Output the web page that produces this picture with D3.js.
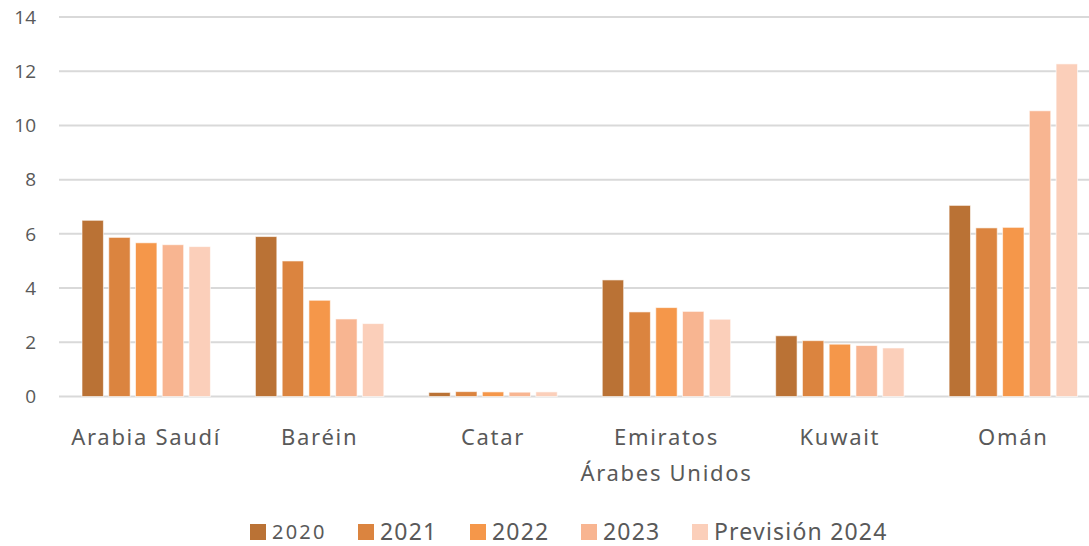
<!DOCTYPE html>
<html>
<head>
<meta charset="utf-8">
<script src="https://cdn.jsdelivr.net/npm/d3@7"></script>
<style>
  body { margin: 0; background: #fff; }
  svg text { fill: #595959; }
</style>
</head>
<body>
<svg id="chart" width="1089" height="546"></svg>
<script>
/** --- DATA --- */
const countries = ['Arabia Saudí', 'Baréin', 'Catar', 'Emiratos\nÁrabes Unidos', 'Kuwait', 'Omán'];
const years = ['2020', '2021', '2022', '2023', 'Previsión 2024'];
const v2020 = [6.50, 5.90, 0.15, 4.30, 2.24, 7.05];
const v2021 = [5.87, 5.00, 0.18, 3.12, 2.06, 6.22];
const v2022 = [5.67, 3.55, 0.17, 3.28, 1.93, 6.24];
const v2023 = [5.60, 2.86, 0.16, 3.14, 1.88, 10.54];
const v2024 = [5.53, 2.69, 0.17, 2.85, 1.79, 12.27];
const yTicks = [0, 2, 4, 6, 8, 10, 12, 14];
const colors = ['#BA7235', '#DB843F', '#F5974A', '#F8B591', '#FBCFBA'];

const series = [v2020, v2021, v2022, v2023, v2024];

/** --- DIMENSIONS --- */
const svg = d3.select('#chart');
const plotLeft = 59.5, plotRight = 1100, plotTop = 17, plotBottom = 396.5;
const gridLeft = 59, gridRight = 1089;

/** --- SCALES --- */
// the plot runs a bit past the right edge of the picture (cropped original)
const x0 = d3.scaleBand()
  .domain(countries)
  .range([plotLeft, plotRight])
  .paddingInner(0.2287)
  .paddingOuter(0.11435);

const x1 = d3.scaleBand()
  .domain(years)
  .range([0, x0.bandwidth()])
  .paddingInner(0.2)
  .paddingOuter(0.1);

const y = d3.scaleLinear()
  .domain([0, 14])
  .range([plotBottom, plotTop]);

// gridlines
svg.append('g')
  .selectAll('line')
  .data(yTicks)
  .join('line')
  .attr('x1', gridLeft)
  .attr('x2', gridRight)
  .attr('y1', d => y(d))
  .attr('y2', d => y(d))
  .attr('stroke', '#d9d9d9')
  .attr('stroke-width', 2);

// y tick labels
svg.append('g')
  .selectAll('text')
  .data(yTicks)
  .join('text')
  .attr('x', 36)
  .attr('y', d => y(d))
  .attr('dy', '0.35em')
  .attr('text-anchor', 'end')
  .style('font-family', '"Open Sans", sans-serif')
  .style('font-size', '19px')
  .text(d => d);

// bars
const rows = [];
countries.forEach((c, i) => {
  years.forEach((yr, j) => {
    rows.push({ country: c, year: yr, idx: j, value: series[j][i] });
  });
});

svg.append('g')
  .selectAll('rect')
  .data(rows)
  .join('rect')
  .attr('x', d => x0(d.country) + x1(d.year))
  .attr('y', d => y(d.value))
  .attr('width', x1.bandwidth())
  .attr('height', d => y(0) - y(d.value))
  .attr('fill', d => colors[d.idx])
  .attr('stroke', '#fff')
  .attr('stroke-opacity', 0.6)
  .attr('stroke-width', 1);

// category labels
const catG = svg.append('g')
  .style('font-family', '"Noto Sans", sans-serif')
  .style('font-size', '22px')
  .style('letter-spacing', '1.7px');

catG.selectAll('text')
  .data(countries)
  .join('text')
  .attr('text-anchor', 'middle')
  .attr('x', d => x0(d) + x0.bandwidth() / 2)
  .attr('y', 445)
  .each(function(d) {
    const lines = d.split('\n');
    d3.select(this).selectAll('tspan')
      .data(lines)
      .join('tspan')
      .attr('x', x0(d) + x0.bandwidth() / 2)
      .attr('dy', (l, k) => k === 0 ? 0 : 36)
      .text(l => l);
  });

// legend
const legendX = [250, 358, 470, 581, 692];
const legend = svg.append('g')
  .style('font-family', '"Noto Sans", sans-serif');

const item = legend.selectAll('g')
  .data(years)
  .join('g')
  .attr('transform', (d, i) => `translate(${legendX[i]},524)`);

item.append('rect')
  .attr('width', 16)
  .attr('height', 16)
  .attr('fill', (d, i) => colors[i]);

item.append('text')
  .attr('x', 22)
  .attr('y', 8)
  .attr('dy', '0.35em')
  .style('font-size', (d, i) => i === 0 ? '20px' : '23px')
  .style('letter-spacing', (d, i) => i === 0 ? '2.2px' : '1.2px')
  .text(d => d);
</script>
</body>
</html>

====================

**TO BE DONE**:
Give all the lines above again, character for character, without pictures.

**SOLUTION TO THE EXERCISE**:
Output the web page that produces this picture with D3.js.
<!DOCTYPE html>
<html>
<head>
<meta charset="utf-8">
<script src="https://cdn.jsdelivr.net/npm/d3@7"></script>
<style>
  body { margin: 0; background: #fff; }
  svg text { fill: #595959; }
</style>
</head>
<body>
<svg id="chart" width="1089" height="546"></svg>
<script>
/** --- DATA --- */
const countries = ['Arabia Saudí', 'Baréin', 'Catar', 'Emiratos\nÁrabes Unidos', 'Kuwait', 'Omán'];
const years = ['2020', '2021', '2022', '2023', 'Previsión 2024'];
const v2020 = [6.50, 5.90, 0.15, 4.30, 2.24, 7.05];
const v2021 = [5.87, 5.00, 0.18, 3.12, 2.06, 6.22];
const v2022 = [5.67, 3.55, 0.17, 3.28, 1.93, 6.24];
const v2023 = [5.60, 2.86, 0.16, 3.14, 1.88, 10.54];
const v2024 = [5.53, 2.69, 0.17, 2.85, 1.79, 12.27];
const yTicks = [0, 2, 4, 6, 8, 10, 12, 14];
const colors = ['#BA7235', '#DB843F', '#F5974A', '#F8B591', '#FBCFBA'];

const series = [v2020, v2021, v2022, v2023, v2024];

/** --- DIMENSIONS --- */
const svg = d3.select('#chart');
const plotLeft = 59.5, plotRight = 1100, plotTop = 17, plotBottom = 396.5;
const gridLeft = 59, gridRight = 1089;

/** --- SCALES --- */
// the plot runs a bit past the right edge of the picture (cropped original)
const x0 = d3.scaleBand()
  .domain(countries)
  .range([plotLeft, plotRight])
  .paddingInner(0.2287)
  .paddingOuter(0.11435);

const x1 = d3.scaleBand()
  .domain(years)
  .range([0, x0.bandwidth()])
  .paddingInner(0.2)
  .paddingOuter(0.1);

const y = d3.scaleLinear()
  .domain([0, 14])
  .range([plotBottom, plotTop]);

// gridlines
svg.append('g')
  .selectAll('line')
  .data(yTicks)
  .join('line')
  .attr('x1', gridLeft)
  .attr('x2', gridRight)
  .attr('y1', d => y(d))
  .attr('y2', d => y(d))
  .attr('stroke', '#d9d9d9')
  .attr('stroke-width', 2);

// y tick labels
svg.append('g')
  .selectAll('text')
  .data(yTicks)
  .join('text')
  .attr('x', 36)
  .attr('y', d => y(d))
  .attr('dy', '0.35em')
  .attr('text-anchor', 'end')
  .style('font-family', '"Open Sans", sans-serif')
  .style('font-size', '19px')
  .text(d => d);

// bars
const rows = [];
countries.forEach((c, i) => {
  years.forEach((yr, j) => {
    rows.push({ country: c, year: yr, idx: j, value: series[j][i] });
  });
});

svg.append('g')
  .selectAll('rect')
  .data(rows)
  .join('rect')
  .attr('x', d => x0(d.country) + x1(d.year))
  .attr('y', d => y(d.value))
  .attr('width', x1.bandwidth())
  .attr('height', d => y(0) - y(d.value))
  .attr('fill', d => colors[d.idx])
  .attr('stroke', '#fff')
  .attr('stroke-opacity', 0.6)
  .attr('stroke-width', 1);

// category labels
const catG = svg.append('g')
  .style('font-family', '"Noto Sans", sans-serif')
  .style('font-size', '22px')
  .style('letter-spacing', '1.7px');

catG.selectAll('text')
  .data(countries)
  .join('text')
  .attr('text-anchor', 'middle')
  .attr('x', d => x0(d) + x0.bandwidth() / 2)
  .attr('y', 445)
  .each(function(d) {
    const lines = d.split('\n');
    d3.select(this).selectAll('tspan')
      .data(lines)
      .join('tspan')
      .attr('x', x0(d) + x0.bandwidth() / 2)
      .attr('dy', (l, k) => k === 0 ? 0 : 36)
      .text(l => l);
  });

// legend
const legendX = [250, 358, 470, 581, 692];
const legend = svg.append('g')
  .style('font-family', '"Noto Sans", sans-serif');

const item = legend.selectAll('g')
  .data(years)
  .join('g')
  .attr('transform', (d, i) => `translate(${legendX[i]},524)`);

item.append('rect')
  .attr('width', 16)
  .attr('height', 16)
  .attr('fill', (d, i) => colors[i]);

item.append('text')
  .attr('x', 22)
  .attr('y', 8)
  .attr('dy', '0.35em')
  .style('font-size', (d, i) => i === 0 ? '20px' : '23px')
  .style('letter-spacing', (d, i) => i === 0 ? '2.2px' : '1.2px')
  .text(d => d);
</script>
</body>
</html>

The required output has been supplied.